5. “Q. Did defendant, The Standard Oil Company, have knowledge before the explosion of the defect or dangerous condition?
“A. Yes.”
This appellant urges that the answers to the interrogatories are irreconcilable with the general verdict in favor of the plaintiff when considered in the light of the charge given to the jury. We are referred to the following special charges given before argument and without objection from the counsel for the plaintiff:
“3. I charge you that the fact that The Standard Oil Company made repairs to the air compressor when requested to do so by Warren Fry imposed no duty upon that company to inspect or otherwise maintain the air compressor. Therefore, if you find that the plaintiff has failed to prove by a preponderance of the evidence that the explosion and resulting injuries were directly caused by negligence of the defendant, Standard Oil Company, through its employees in making those repairs, your verdict must be for that defendant, Standard Oil Company ”
“5. I charge you, Members of the Jury, that even though Standard Oil Company was the owner of the filling station operated by Warren Fry and the air compressor in it, nevertheless that company cannot be held responsible for any damages resulting from the explosion of the
“6. If you find that The Standard Oil Company had leased the filling station and air compressor to Warren Fry with the provision that Fry should maintain the premises and equipment in good condition, then I say to you that that company had no duty to inspect and maintain the air compressor unit in good condition, even though it may have made some repairs on it at the request of Mr. Fry. Therefore, unless you find by a preponderance of the evidence that the explosion and resulting injuries to the plaintiff were directly caused by negligence of that company in the repair work done by its employees, your verdict must be for the defendant, Standard Oil Company.”
Also, in the general charge the court stated that The Standard Oil Company owed the plaintiff no duty to keep the premises in safe condition, and that The Standard Oil Company would be liable only for a failure to exercise reasonable and ordinary care in making repairs ■ to • the compressor. In considering the appellant’s motions for (1) judgment on the special findings of the jury, (2) judgment notwithstanding the verdict, and (3) new trial, the court admitted that it did not properly state the law in its charge to the jury. The court stated:
“During the course of the trial we proceeded upon the theory that the Standard Oil Company was not in possession and control of the leased real property, and that it would be liable only to third persons for negligence in making repairs. With this theory so strongly in our minds, and the law applicable thereto, we apparently overlooked a conceivable and probable factual situation where a landlord out of possession of real property could at the same time be in control of personal property on the leased premises for certain purposes.”
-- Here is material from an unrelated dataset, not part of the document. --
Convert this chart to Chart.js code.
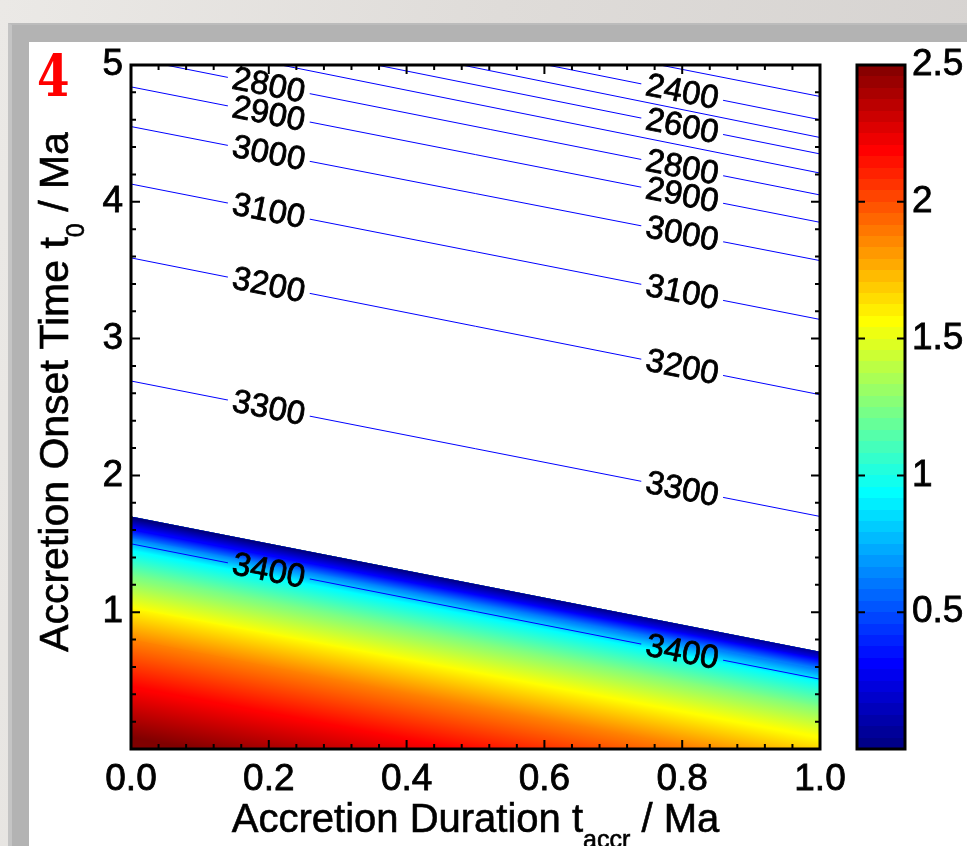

“The lease between the defendant, Standard Oil Company of Ohio, and the defendant, Warren C. Fry, provided among other things, that the lessee Fry was to keep the premises, buildings and equipment in good order and repair, except such items of equipment as the lessor may elect to keep in repair.
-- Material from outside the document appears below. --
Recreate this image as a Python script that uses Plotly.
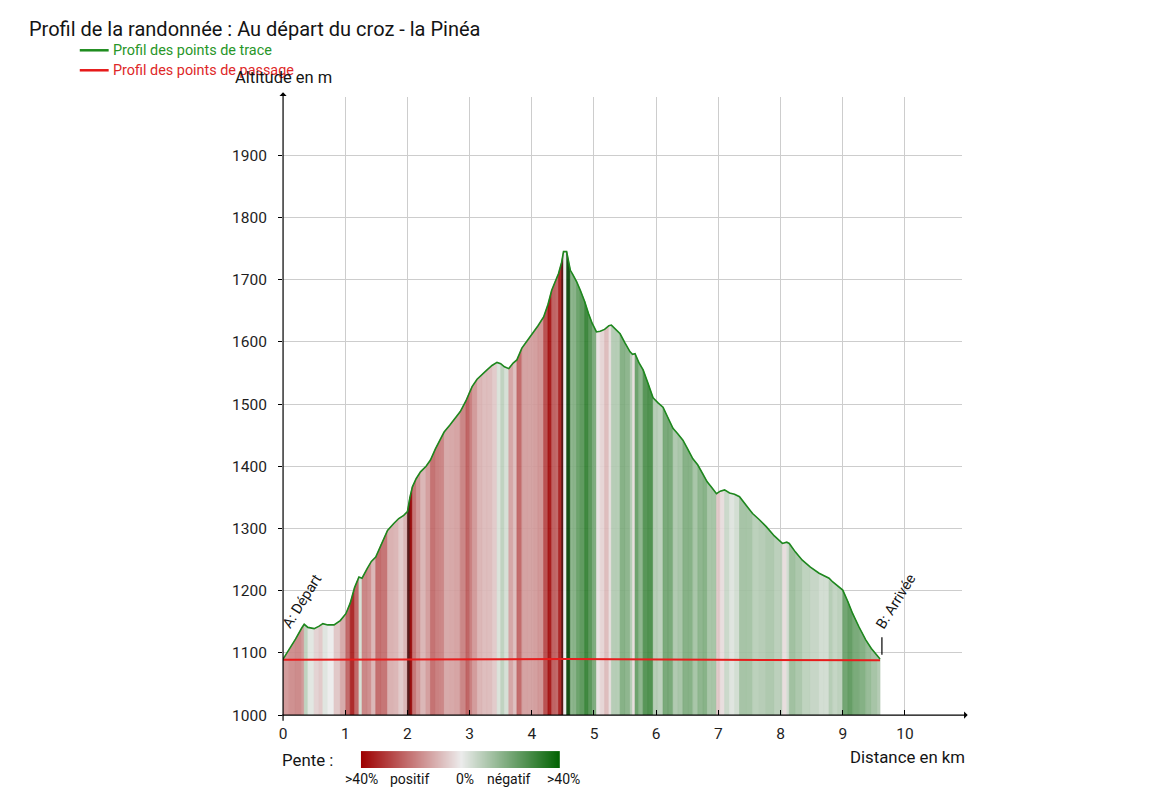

The undisputed testimony supports the fact that the Standard Oil Company of Ohio did elect to keep the air compressor unit in repair and, therefore, it retained control over the unit for this purpose. The Court should have so instructed the jury.” Citing Schickling v. Post Publishing Company, 115 Oh St 589.
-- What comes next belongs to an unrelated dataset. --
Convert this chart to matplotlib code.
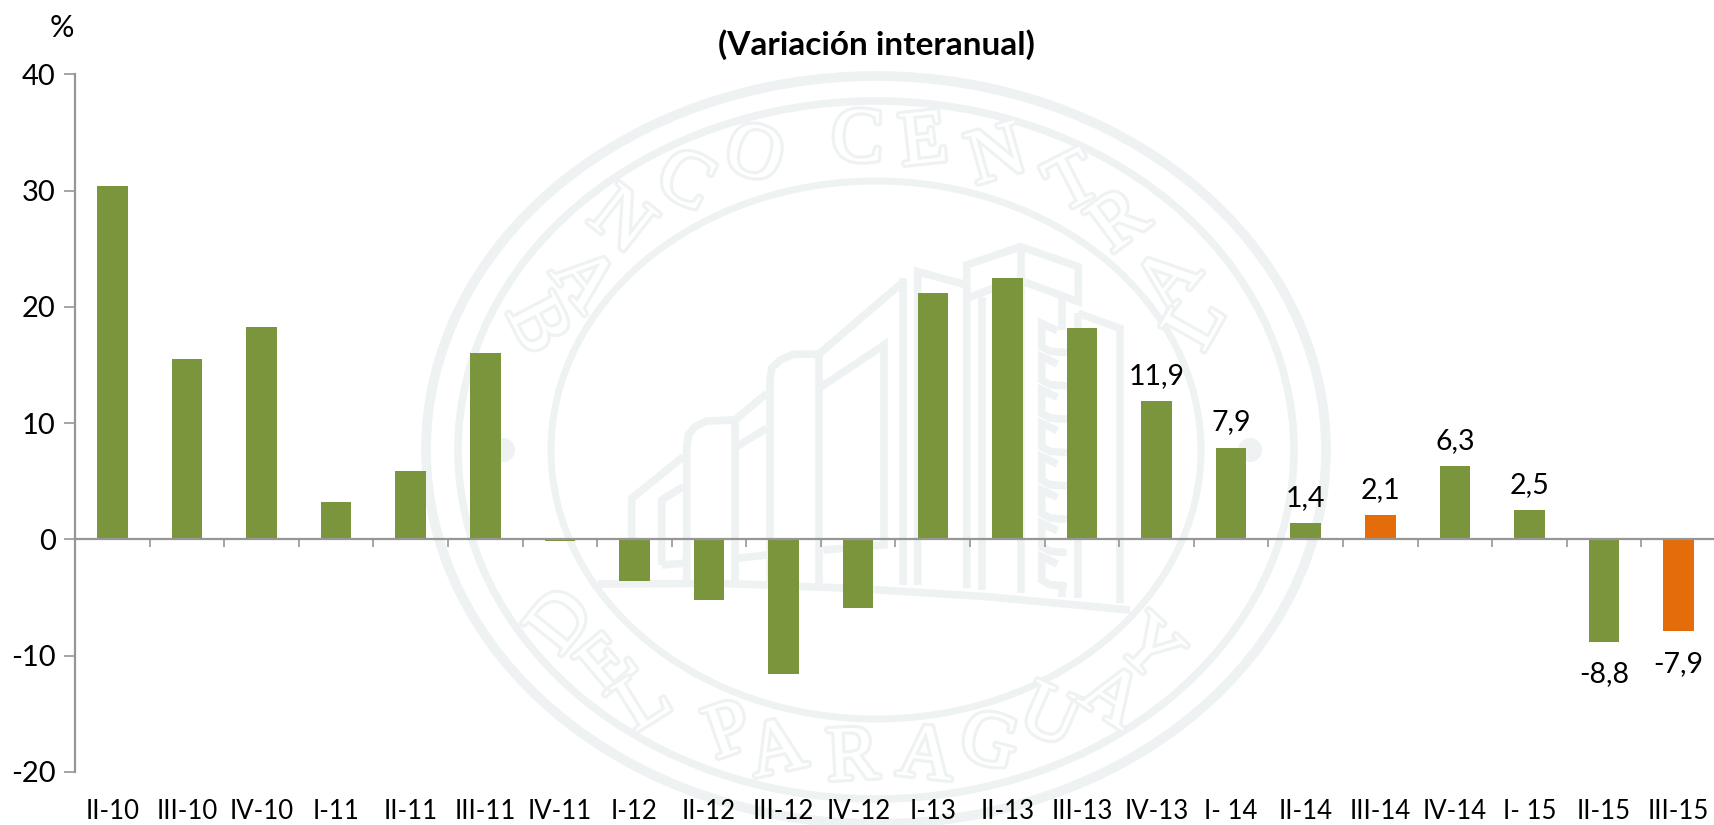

It should be noted that the jury also found that the Standard Oil Company “elected to maintain the air compressor” and grounded its verdict upon the appellant’s failure to perform this duty. This finding is not inconsistent with the terms of the lease giving the appellant the right of election “to keep in repair”, the terms “maintain” and “keep in repair” being synonymous. In Beal v. Erie Rd. Co., 51 Oh Ap 397, at page 401, the court says:
“The word ‘maintain’ in this connection seems to us to mean to keep
See, also, 54 C. J. S., 899, and cases cited.
The appellant urges that in order for the jury to return a verdict in favor of the plaintiff it was necessary for it to base an inference upon an inference, which may not be done, citing Sobolovitz v. The Lubric Oil Co., 107 Oh St 204, and Halkias v. Wilkoff Co., 141 Oh St 139. This argument could well be sustained were it necessary for the jury to find the appellant was negligent in making repairs to the compressor tank, but this is not what the jury found. It found the appellant had elected to keep the same in repair and was negligent in so doing in that it permitted the same to get in a dangerous condition. This fact was inferred from the condition of the electric switch which automatically started and stopped the motor on the compressor. The evidence as to its defective condition was quite substantial and since the appellant offered no evidence in defense of the action it may not be said that the finding of the jury is not supported by the evidence. In overruling the various motions for a judgment the court cited the law as pronounced in 6 Am. Jur. 415, and which we think is a proper statement of the law applicable herein:
“A bailor is generally held not liable for injuries resulting to a third person from a defective condition of the subject of the bailment arising subsequent to the delivery thereof to the bailee, unless he has assumed the responsibility of keeping it in repair, in which case he may incur liability by a failure to use proper care to remedy or give warning of such defective condition after having received or become chargeable with notice thereof.”
See also Hudson v. Moonier, 102 Fed. (2d), 96; 131 A. L. R. 845.
We think the evidence clearly establishes that the compressor tank involved herein was personal property and not a part of the realty, but even if it were the latter, the lessor would still be liable under the facts presented.
In Brown v. Cleveland Baseball Co., 158 Oh St 1, the court said in the fourth paragraph of the syllabus:
“Where a lessor has not substantially relinquished to his lessee all occupation of and control over a portion of the leased premises and where such lessor has actually exercised his- right of occupation of or control over such portion, such lessor is under the duty to exercise ordinary care with respect to the condition of such portion and that duty extends to invitees of the lessee.”
We think the answers to the interrogatories clearly specify the acts of negligence chargeable to this appellant and the judgment of the court was properly entered upon the verdict.
Finding no error in the record the judgment will be affirmed.